PUMPING IRONY: Thin Gruel

Recent anti-aging research has left me hungry for better advice.

spoonful of pills

Scientists at Pohang University of Science & Technology (POSTECH) in Korea last month submitted the latest in a recent spate of anti-aging research that seems intent on spoiling every geezer’s appetite.

What Is FOXO?

The POSTECH researchers reportedly discovered a link between the taste or smell of your lunch and your rate of aging. It seems that our sensory neurons — nerve cells that send messages to the brain — can accelerate the aging process by triggering the production of a hormone called insulin-6 or delay it by pumping out an anti-aging protein called FOXO.

This knowledge would be greeted with more enthusiasm among the AARP set, I suspect, if scientists had hinted at what flavors or aromas were most likely to result in an infusion of FOXO rather than insulin-6, but we’re left to guess. I’m personally hoping the FOXO starts to flow when I’ve got a pot roast in the oven, because I really like pot roast. If it’s sauerkraut, I’m in trouble.

An earlier study out of Oregon State University, however, may render the whole FOXO/insulin-6 dynamic moot. Scientists there tested the “retronasal” abilities of 102 subjects ranging in age from 18 to 72 and concluded that the older you get, the less acute is your ability to smell through your mouth. Since I have never been aware of an ability to smell through my mouth, these findings are not particularly discouraging. In fact, I’ve already stopped worrying about my FOXO production.

Just in case I should grow complacent, though, the Gerontological Society of America has weighed in with new research suggesting that I should probably be eating more fiber.

The study followed 1,600 people aged 50 and older for 10 years and found that dietary fiber consumption contributed to healthy aging more than other factors, including total carbohydrate intake, glycemic index, glycemic load, and sugar intake. “Essentially, we found that those who had the highest intake of fiber or total fiber actually had an almost 80 percent greater likelihood of living a long and healthy life over a 10-year follow-up,” said lead study author Bamini Gopinath, PhD. “That is, they were less likely to suffer from hypertension, diabetes, dementia, depression, and functional disability.”

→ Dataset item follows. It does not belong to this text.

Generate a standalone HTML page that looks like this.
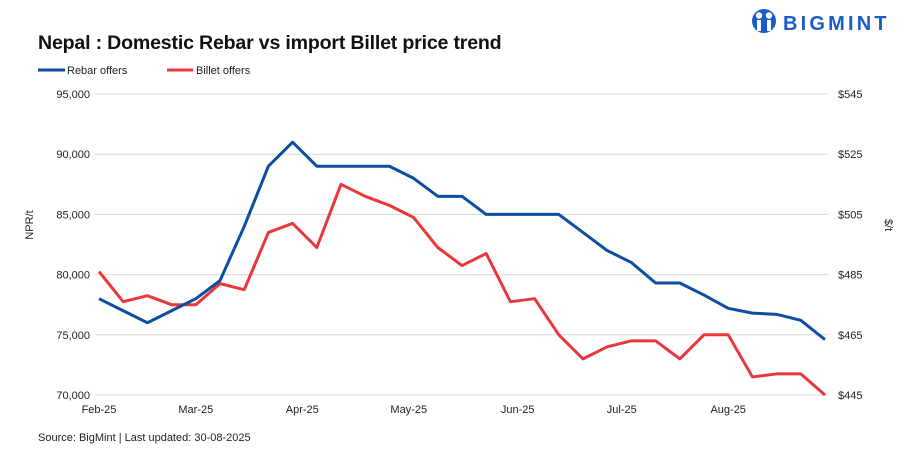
<!DOCTYPE html>
<html><head><meta charset="utf-8"><style>
body{margin:0;background:#fff;width:907px;height:454px;overflow:hidden;font-family:"Liberation Sans",sans-serif;}
svg text{font-family:"Liberation Sans",sans-serif;}
</style></head><body>
<svg id="chart" width="907" height="454">
<text x="38" y="49" font-size="19.6" font-weight="bold" fill="#111" letter-spacing="-0.2">Nepal : Domestic Rebar vs import Billet price trend</text>
<g>
<circle cx="764" cy="21" r="12" fill="#1a5cc8"/>
<circle cx="759" cy="15.5" r="3.2" fill="#fff"/><circle cx="769" cy="15.5" r="3.2" fill="#fff"/>
<rect x="757" y="20" width="4" height="11" fill="#fff"/><rect x="767" y="20" width="4" height="11" fill="#fff"/>
<text x="783" y="30" font-size="20" font-weight="bold" fill="#1a5cc8" letter-spacing="3.2">BIGMINT</text>
</g>
<g>
<line x1="38" y1="70" x2="65" y2="70" stroke="#0b4ea2" stroke-width="3"/>
<text x="67" y="74" font-size="11" fill="#222">Rebar offers</text>
<line x1="167" y1="70" x2="193" y2="70" stroke="#e8383b" stroke-width="3"/>
<text x="196" y="74" font-size="11" fill="#222">Billet offers</text>
</g>
<g id="grid"></g><g id="axes"></g><g id="series"></g>
<text x="0" y="0" font-size="11" fill="#222" transform="translate(33,225) rotate(-90)" text-anchor="middle">NPR/t</text>
<text x="0" y="0" font-size="11" fill="#222" transform="translate(885,225) rotate(90)" text-anchor="middle">$/t</text>
<text x="38" y="441" font-size="11" fill="#222">Source: BigMint | Last updated: 30-08-2025</text>
</svg>
<script>
const leftTicks=[70000,75000,80000,85000,90000,95000];
const rightTicks=[445,465,485,505,525,545];
const months=["Feb-25","Mar-25","Apr-25","May-25","Jun-25","Jul-25","Aug-25"];
const monthIdx=[0,4,8.4,12.8,17.3,21.6,26];
const rebar=[78000,77000,76000,77000,78000,79500,84000,89000,91000,89000,89000,89000,89000,88000,86500,86500,85000,85000,85000,85000,83500,82000,81000,79300,79300,78300,77200,76800,76700,76200,74600];
const billet=[486,476,478,475,475,482,480,499,502,494,515,511,508,504,494,488,492,476,477,465,457,461,463,463,457,465,465,451,452,452,445];
const NS="http://www.w3.org/2000/svg";
const x0=99,x1=825,yTop=94,yBot=395;
const xs=i=>x0+i*(x1-x0)/(rebar.length-1);
const yL=v=>yBot-(v-70000)/25000*(yBot-yTop);
const yR=v=>yBot-(v-445)/100*(yBot-yTop);
function mk(t,a,p){const e=document.createElementNS(NS,t);for(const k in a)e.setAttribute(k,a[k]);p.appendChild(e);return e;}
const g=document.getElementById('grid'),ax=document.getElementById('axes'),s=document.getElementById('series');
leftTicks.forEach((v,i)=>{
 const y=yL(v);
 const l=mk('line',{x1:95,x2:828,y1:y,y2:y,stroke:'#d9d9d9','stroke-width':1},g);
 
 
 const t=mk('text',{x:90,y:y+4,'font-size':11,fill:'#222','text-anchor':'end'},ax);
 t.textContent=v.toLocaleString('en-US');
 
 
 const r=mk('text',{x:838,y:yR(rightTicks[i])+4,'font-size':11,fill:'#222'},ax);
 r.textContent='$'+rightTicks[i];
 
 
});
months.forEach((m,i)=>{
 const t=mk('text',{x:xs(monthIdx[i]),y:413,'font-size':11,fill:'#222','text-anchor':'middle'},ax);
 t.textContent=m;
 
 
});
const pb=mk('polyline',{points:billet.map((v,i)=>xs(i)+','+yR(v)).join(' '),fill:'none',stroke:'#e8383b','stroke-width':3,'stroke-linejoin':'round'},s);


const pr=mk('polyline',{points:rebar.map((v,i)=>xs(i)+','+yL(v)).join(' '),fill:'none',stroke:'#0b4ea2','stroke-width':3,'stroke-linejoin':'round'},s);


</script>
</body></html>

Years ago, I made a feeble attempt to log my nutrient intake via one of those online dietary sites and was astonished to discover how much fiber one could accumulate by eating a single orange. But a guy can only eat so many oranges, so at the end of the day my fiber numbers did not impress. So, you can imagine my delight to learn that Canadian scientists have come up with a solution to my olfactory- and nutrition-challenged longevity dilemma: All I’ll need to do is take a pill.

The good news comes from McMaster University, where researchers are lauding the healthy-aging impact of a new dietary supplement containing a mix of 30 common vitamins and minerals. Lab mice that had lost more than half of their brain cells were given the supplement on small pieces of bagels for several months. By the end of the study, their brain-cell loss had been completely reversed.

I don’t pretend to understand scientific methods; like most of us, I’m captive to emotions, habits, and a stubborn skepticism when faced with information that doesn’t conform to my world view. Maybe the McMaster breakthrough, for instance, was not the result of the supplement. Maybe it was all about the bagels.

This leads me to wonder about the fiber content of bagels and their ability to induce some mysterious part of my brain to send a signal to produce some FOXO. I’m not a big bagel fan, but I’m not opposed to increasing my intake if it might retrieve some of the brain cells I’ve lost over the years. Just don’t make me eat any sauerkraut.